After a ten-month trial, Letby was found guilty last Friday of the “persistent, calculated and cold-blooded” killings of two girls and five boys when she worked in Cheshire hospital.

Letby used cruel techniques like forcing air into infants' bodies and force-feeding newborns. The former nurse obstructed infants' feeding tubes in multiple cases.

Letby appeared to target siblings, killing two of three babies in a set of triplets and attacking three sets of twins.

In late June 2016, Letby was removed of her front-line responsibilities and arrested at her residence, later in July 2018.

At Letby’s house, police discovered documents on babies who had collapsed. After the killings, Letby had conducted tens of thousands of online searches to learn more about the parents, according to the investigators.

Additionally, a horrifying confession was found in her home: "I killed them on purpose because I'm not good enough to care for them," she wrote. "I am a horrible, evil person."

Senior Crown Prosecutor Pascale Jones told in a statement that Letby made a concerted effort to hide her crimes, and called her actions a "complete betrayal of the trust placed in her."

“[She] passed off the harm she caused as nothing more than a worsening of each baby’s existing vulnerability.”

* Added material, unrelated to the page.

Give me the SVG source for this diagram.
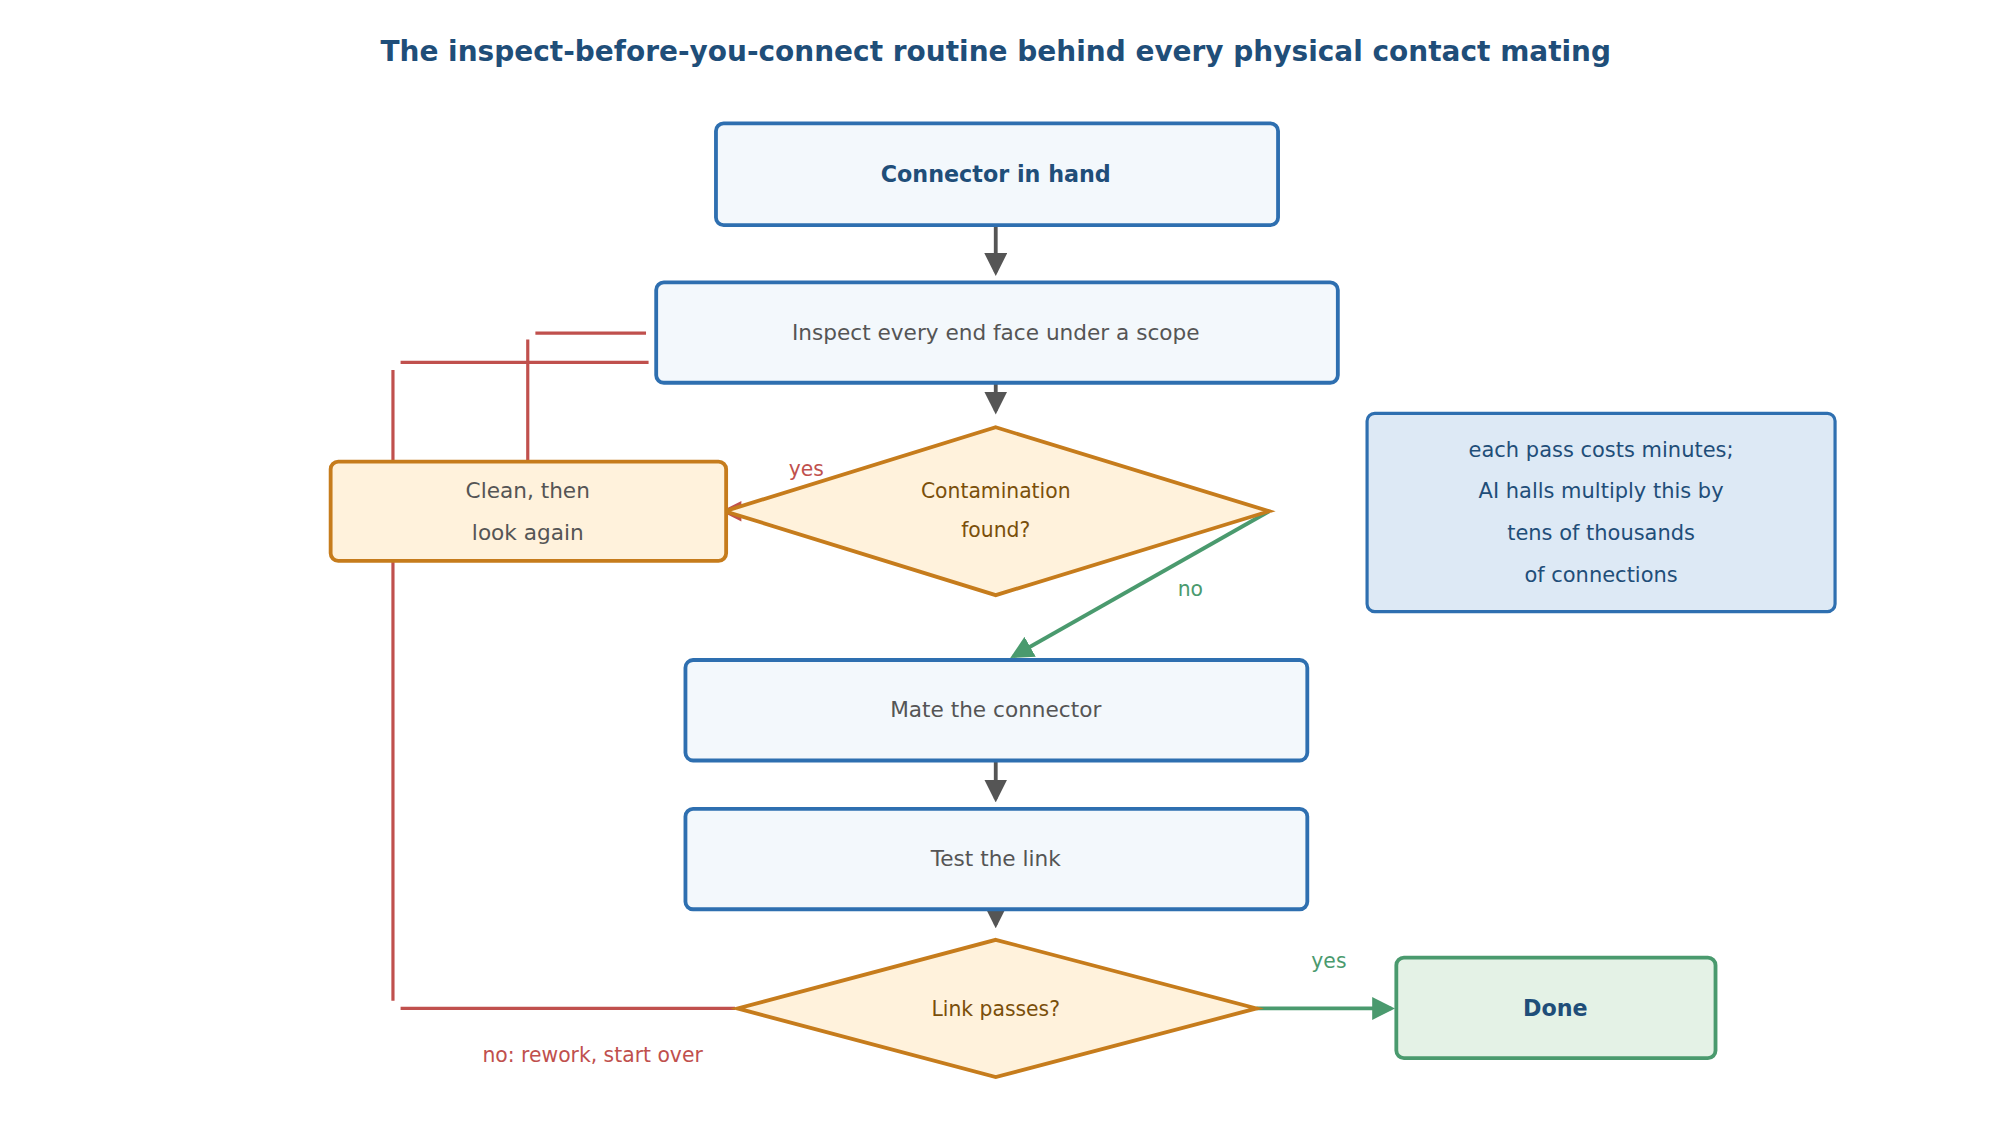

After a number of high-profile inmates choosing not to appear in front of their victims in court, politicians and victim advocates have urged for changes in the law calling criminals to appear for punishment.

British Prime Minister Rishi Sunak described the acts as "shocking and harrowing," and he promised that his country would present a proposal to have inmates present at their sentencing hearings in "due course."

“It’s cowardly that people who commit such horrendous crimes do not face their victims and hear first-hand the impact that their crimes have had on them and their families and loved ones,” the PM said.

Letby's name was initially brought up in connection with a number of infant deaths in the middle of 2015, consultants at the neonatal unit where she worked told UK media this week.

An independent review of the hospital’s neonatal unit in 2016 flagged insignificant staffing and management issues.